━━━━━ Data provided ━━━━━

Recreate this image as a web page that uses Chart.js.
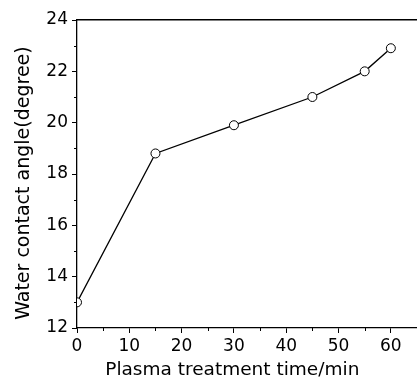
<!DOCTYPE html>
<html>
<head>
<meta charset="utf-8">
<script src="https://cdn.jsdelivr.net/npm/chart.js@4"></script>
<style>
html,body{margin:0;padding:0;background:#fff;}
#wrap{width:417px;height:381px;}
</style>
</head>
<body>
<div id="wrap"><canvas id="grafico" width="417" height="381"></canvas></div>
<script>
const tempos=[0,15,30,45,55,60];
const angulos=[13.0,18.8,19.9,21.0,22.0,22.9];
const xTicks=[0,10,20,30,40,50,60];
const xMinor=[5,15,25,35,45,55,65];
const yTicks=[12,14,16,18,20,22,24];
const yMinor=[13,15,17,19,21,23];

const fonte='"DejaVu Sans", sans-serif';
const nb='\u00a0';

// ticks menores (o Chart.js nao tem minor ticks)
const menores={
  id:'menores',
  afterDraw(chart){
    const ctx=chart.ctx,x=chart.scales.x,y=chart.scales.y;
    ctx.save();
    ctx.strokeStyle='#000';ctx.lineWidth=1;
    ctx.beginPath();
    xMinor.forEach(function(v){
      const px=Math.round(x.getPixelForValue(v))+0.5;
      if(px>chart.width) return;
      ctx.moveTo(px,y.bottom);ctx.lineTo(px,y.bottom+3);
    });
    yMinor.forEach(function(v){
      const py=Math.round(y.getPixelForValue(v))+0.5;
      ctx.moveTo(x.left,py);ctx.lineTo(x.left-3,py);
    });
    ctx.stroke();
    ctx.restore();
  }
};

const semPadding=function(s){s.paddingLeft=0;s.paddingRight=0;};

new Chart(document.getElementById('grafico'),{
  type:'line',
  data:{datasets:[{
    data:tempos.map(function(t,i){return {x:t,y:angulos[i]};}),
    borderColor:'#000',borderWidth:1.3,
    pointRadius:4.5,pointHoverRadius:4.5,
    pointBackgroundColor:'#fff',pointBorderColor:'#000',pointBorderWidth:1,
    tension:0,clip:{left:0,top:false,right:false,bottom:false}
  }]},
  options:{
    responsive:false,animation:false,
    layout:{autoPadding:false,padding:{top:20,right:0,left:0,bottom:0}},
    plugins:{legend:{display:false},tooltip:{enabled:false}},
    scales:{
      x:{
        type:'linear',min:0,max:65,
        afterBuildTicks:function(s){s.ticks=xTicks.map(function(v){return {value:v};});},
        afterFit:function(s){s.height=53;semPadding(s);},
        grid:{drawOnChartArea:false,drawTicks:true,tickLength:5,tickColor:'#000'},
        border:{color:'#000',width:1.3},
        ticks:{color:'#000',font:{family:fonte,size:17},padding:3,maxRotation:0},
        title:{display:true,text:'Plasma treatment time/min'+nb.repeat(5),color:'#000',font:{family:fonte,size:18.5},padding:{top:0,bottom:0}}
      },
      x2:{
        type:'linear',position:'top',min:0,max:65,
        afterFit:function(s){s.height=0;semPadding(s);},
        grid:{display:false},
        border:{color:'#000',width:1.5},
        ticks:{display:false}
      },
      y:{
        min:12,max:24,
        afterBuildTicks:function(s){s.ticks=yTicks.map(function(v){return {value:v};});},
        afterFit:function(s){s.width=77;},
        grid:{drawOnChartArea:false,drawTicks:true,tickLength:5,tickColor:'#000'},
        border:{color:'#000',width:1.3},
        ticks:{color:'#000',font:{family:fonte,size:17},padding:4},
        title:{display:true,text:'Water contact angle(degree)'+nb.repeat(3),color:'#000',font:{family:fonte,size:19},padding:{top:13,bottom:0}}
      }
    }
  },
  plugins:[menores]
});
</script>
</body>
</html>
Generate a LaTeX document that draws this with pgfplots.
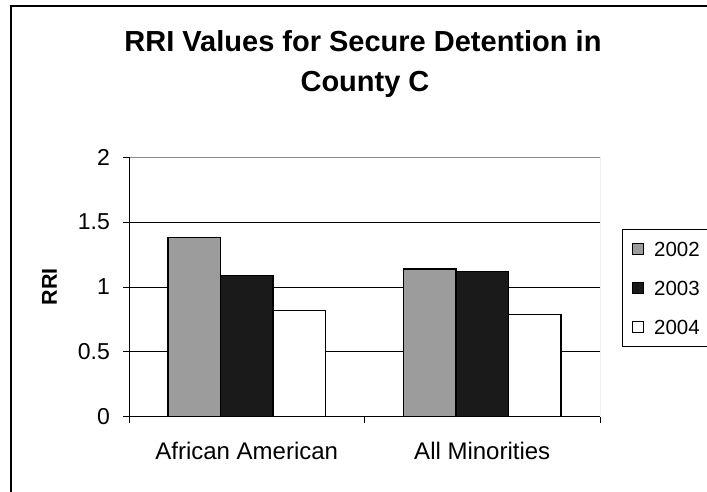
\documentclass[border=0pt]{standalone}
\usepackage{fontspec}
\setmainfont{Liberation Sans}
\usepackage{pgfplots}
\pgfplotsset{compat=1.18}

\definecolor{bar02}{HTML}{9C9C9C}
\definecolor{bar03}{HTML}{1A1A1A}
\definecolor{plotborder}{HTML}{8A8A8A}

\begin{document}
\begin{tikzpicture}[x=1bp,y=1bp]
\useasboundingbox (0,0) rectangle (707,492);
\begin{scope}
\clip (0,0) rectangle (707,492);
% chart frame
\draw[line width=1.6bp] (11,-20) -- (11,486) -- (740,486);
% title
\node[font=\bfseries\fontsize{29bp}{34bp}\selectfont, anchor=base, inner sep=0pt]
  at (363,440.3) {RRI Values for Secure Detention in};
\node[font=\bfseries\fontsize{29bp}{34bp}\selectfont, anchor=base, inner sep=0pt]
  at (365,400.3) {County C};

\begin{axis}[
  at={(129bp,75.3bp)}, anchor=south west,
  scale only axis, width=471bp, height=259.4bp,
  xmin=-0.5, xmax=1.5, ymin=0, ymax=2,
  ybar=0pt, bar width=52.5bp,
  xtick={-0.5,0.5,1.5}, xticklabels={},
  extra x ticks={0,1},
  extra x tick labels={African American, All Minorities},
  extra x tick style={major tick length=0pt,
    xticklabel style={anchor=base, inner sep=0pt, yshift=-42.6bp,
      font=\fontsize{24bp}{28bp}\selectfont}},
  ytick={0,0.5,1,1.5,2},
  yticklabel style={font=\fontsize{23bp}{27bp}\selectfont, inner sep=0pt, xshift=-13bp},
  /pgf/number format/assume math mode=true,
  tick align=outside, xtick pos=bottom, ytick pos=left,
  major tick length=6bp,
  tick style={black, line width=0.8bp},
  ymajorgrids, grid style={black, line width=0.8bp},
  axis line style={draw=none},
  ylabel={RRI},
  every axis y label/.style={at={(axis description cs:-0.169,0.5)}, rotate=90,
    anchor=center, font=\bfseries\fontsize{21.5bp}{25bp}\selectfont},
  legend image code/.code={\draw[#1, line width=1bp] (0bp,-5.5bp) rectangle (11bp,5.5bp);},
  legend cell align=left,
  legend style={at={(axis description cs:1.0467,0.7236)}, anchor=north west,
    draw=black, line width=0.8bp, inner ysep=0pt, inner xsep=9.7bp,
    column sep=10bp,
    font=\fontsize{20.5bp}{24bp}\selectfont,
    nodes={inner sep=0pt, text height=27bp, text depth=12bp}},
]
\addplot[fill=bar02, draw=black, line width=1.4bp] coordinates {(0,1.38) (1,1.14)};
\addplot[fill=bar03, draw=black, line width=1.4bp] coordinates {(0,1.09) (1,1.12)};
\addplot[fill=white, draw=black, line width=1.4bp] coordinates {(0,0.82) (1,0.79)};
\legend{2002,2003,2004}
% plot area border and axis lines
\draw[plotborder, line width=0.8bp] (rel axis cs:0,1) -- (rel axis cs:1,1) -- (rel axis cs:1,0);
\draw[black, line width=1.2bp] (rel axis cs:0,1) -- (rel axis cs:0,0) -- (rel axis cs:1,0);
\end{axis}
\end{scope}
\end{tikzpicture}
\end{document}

━━━━━

● **Problem to solve**: Leave out the pictures and print each record exactly as it stands.

● **Result**:
Recreate this image as a web page that uses Chart.js.
<!DOCTYPE html>
<html>
<head>
<meta charset="utf-8">
<script src="https://cdn.jsdelivr.net/npm/chart.js@4"></script>
<style>
html,body{margin:0;padding:0;background:#fff;}
#wrap{width:417px;height:381px;}
</style>
</head>
<body>
<div id="wrap"><canvas id="grafico" width="417" height="381"></canvas></div>
<script>
const tempos=[0,15,30,45,55,60];
const angulos=[13.0,18.8,19.9,21.0,22.0,22.9];
const xTicks=[0,10,20,30,40,50,60];
const xMinor=[5,15,25,35,45,55,65];
const yTicks=[12,14,16,18,20,22,24];
const yMinor=[13,15,17,19,21,23];

const fonte='"DejaVu Sans", sans-serif';
const nb='\u00a0';

// ticks menores (o Chart.js nao tem minor ticks)
const menores={
  id:'menores',
  afterDraw(chart){
    const ctx=chart.ctx,x=chart.scales.x,y=chart.scales.y;
    ctx.save();
    ctx.strokeStyle='#000';ctx.lineWidth=1;
    ctx.beginPath();
    xMinor.forEach(function(v){
      const px=Math.round(x.getPixelForValue(v))+0.5;
      if(px>chart.width) return;
      ctx.moveTo(px,y.bottom);ctx.lineTo(px,y.bottom+3);
    });
    yMinor.forEach(function(v){
      const py=Math.round(y.getPixelForValue(v))+0.5;
      ctx.moveTo(x.left,py);ctx.lineTo(x.left-3,py);
    });
    ctx.stroke();
    ctx.restore();
  }
};

const semPadding=function(s){s.paddingLeft=0;s.paddingRight=0;};

new Chart(document.getElementById('grafico'),{
  type:'line',
  data:{datasets:[{
    data:tempos.map(function(t,i){return {x:t,y:angulos[i]};}),
    borderColor:'#000',borderWidth:1.3,
    pointRadius:4.5,pointHoverRadius:4.5,
    pointBackgroundColor:'#fff',pointBorderColor:'#000',pointBorderWidth:1,
    tension:0,clip:{left:0,top:false,right:false,bottom:false}
  }]},
  options:{
    responsive:false,animation:false,
    layout:{autoPadding:false,padding:{top:20,right:0,left:0,bottom:0}},
    plugins:{legend:{display:false},tooltip:{enabled:false}},
    scales:{
      x:{
        type:'linear',min:0,max:65,
        afterBuildTicks:function(s){s.ticks=xTicks.map(function(v){return {value:v};});},
        afterFit:function(s){s.height=53;semPadding(s);},
        grid:{drawOnChartArea:false,drawTicks:true,tickLength:5,tickColor:'#000'},
        border:{color:'#000',width:1.3},
        ticks:{color:'#000',font:{family:fonte,size:17},padding:3,maxRotation:0},
        title:{display:true,text:'Plasma treatment time/min'+nb.repeat(5),color:'#000',font:{family:fonte,size:18.5},padding:{top:0,bottom:0}}
      },
      x2:{
        type:'linear',position:'top',min:0,max:65,
        afterFit:function(s){s.height=0;semPadding(s);},
        grid:{display:false},
        border:{color:'#000',width:1.5},
        ticks:{display:false}
      },
      y:{
        min:12,max:24,
        afterBuildTicks:function(s){s.ticks=yTicks.map(function(v){return {value:v};});},
        afterFit:function(s){s.width=77;},
        grid:{drawOnChartArea:false,drawTicks:true,tickLength:5,tickColor:'#000'},
        border:{color:'#000',width:1.3},
        ticks:{color:'#000',font:{family:fonte,size:17},padding:4},
        title:{display:true,text:'Water contact angle(degree)'+nb.repeat(3),color:'#000',font:{family:fonte,size:19},padding:{top:13,bottom:0}}
      }
    }
  },
  plugins:[menores]
});
</script>
</body>
</html>
Generate a LaTeX document that draws this with pgfplots.
\documentclass[border=0pt]{standalone}
\usepackage{fontspec}
\setmainfont{Liberation Sans}
\usepackage{pgfplots}
\pgfplotsset{compat=1.18}

\definecolor{bar02}{HTML}{9C9C9C}
\definecolor{bar03}{HTML}{1A1A1A}
\definecolor{plotborder}{HTML}{8A8A8A}

\begin{document}
\begin{tikzpicture}[x=1bp,y=1bp]
\useasboundingbox (0,0) rectangle (707,492);
\begin{scope}
\clip (0,0) rectangle (707,492);
% chart frame
\draw[line width=1.6bp] (11,-20) -- (11,486) -- (740,486);
% title
\node[font=\bfseries\fontsize{29bp}{34bp}\selectfont, anchor=base, inner sep=0pt]
  at (363,440.3) {RRI Values for Secure Detention in};
\node[font=\bfseries\fontsize{29bp}{34bp}\selectfont, anchor=base, inner sep=0pt]
  at (365,400.3) {County C};

\begin{axis}[
  at={(129bp,75.3bp)}, anchor=south west,
  scale only axis, width=471bp, height=259.4bp,
  xmin=-0.5, xmax=1.5, ymin=0, ymax=2,
  ybar=0pt, bar width=52.5bp,
  xtick={-0.5,0.5,1.5}, xticklabels={},
  extra x ticks={0,1},
  extra x tick labels={African American, All Minorities},
  extra x tick style={major tick length=0pt,
    xticklabel style={anchor=base, inner sep=0pt, yshift=-42.6bp,
      font=\fontsize{24bp}{28bp}\selectfont}},
  ytick={0,0.5,1,1.5,2},
  yticklabel style={font=\fontsize{23bp}{27bp}\selectfont, inner sep=0pt, xshift=-13bp},
  /pgf/number format/assume math mode=true,
  tick align=outside, xtick pos=bottom, ytick pos=left,
  major tick length=6bp,
  tick style={black, line width=0.8bp},
  ymajorgrids, grid style={black, line width=0.8bp},
  axis line style={draw=none},
  ylabel={RRI},
  every axis y label/.style={at={(axis description cs:-0.169,0.5)}, rotate=90,
    anchor=center, font=\bfseries\fontsize{21.5bp}{25bp}\selectfont},
  legend image code/.code={\draw[#1, line width=1bp] (0bp,-5.5bp) rectangle (11bp,5.5bp);},
  legend cell align=left,
  legend style={at={(axis description cs:1.0467,0.7236)}, anchor=north west,
    draw=black, line width=0.8bp, inner ysep=0pt, inner xsep=9.7bp,
    column sep=10bp,
    font=\fontsize{20.5bp}{24bp}\selectfont,
    nodes={inner sep=0pt, text height=27bp, text depth=12bp}},
]
\addplot[fill=bar02, draw=black, line width=1.4bp] coordinates {(0,1.38) (1,1.14)};
\addplot[fill=bar03, draw=black, line width=1.4bp] coordinates {(0,1.09) (1,1.12)};
\addplot[fill=white, draw=black, line width=1.4bp] coordinates {(0,0.82) (1,0.79)};
\legend{2002,2003,2004}
% plot area border and axis lines
\draw[plotborder, line width=0.8bp] (rel axis cs:0,1) -- (rel axis cs:1,1) -- (rel axis cs:1,0);
\draw[black, line width=1.2bp] (rel axis cs:0,1) -- (rel axis cs:0,0) -- (rel axis cs:1,0);
\end{axis}
\end{scope}
\end{tikzpicture}
\end{document}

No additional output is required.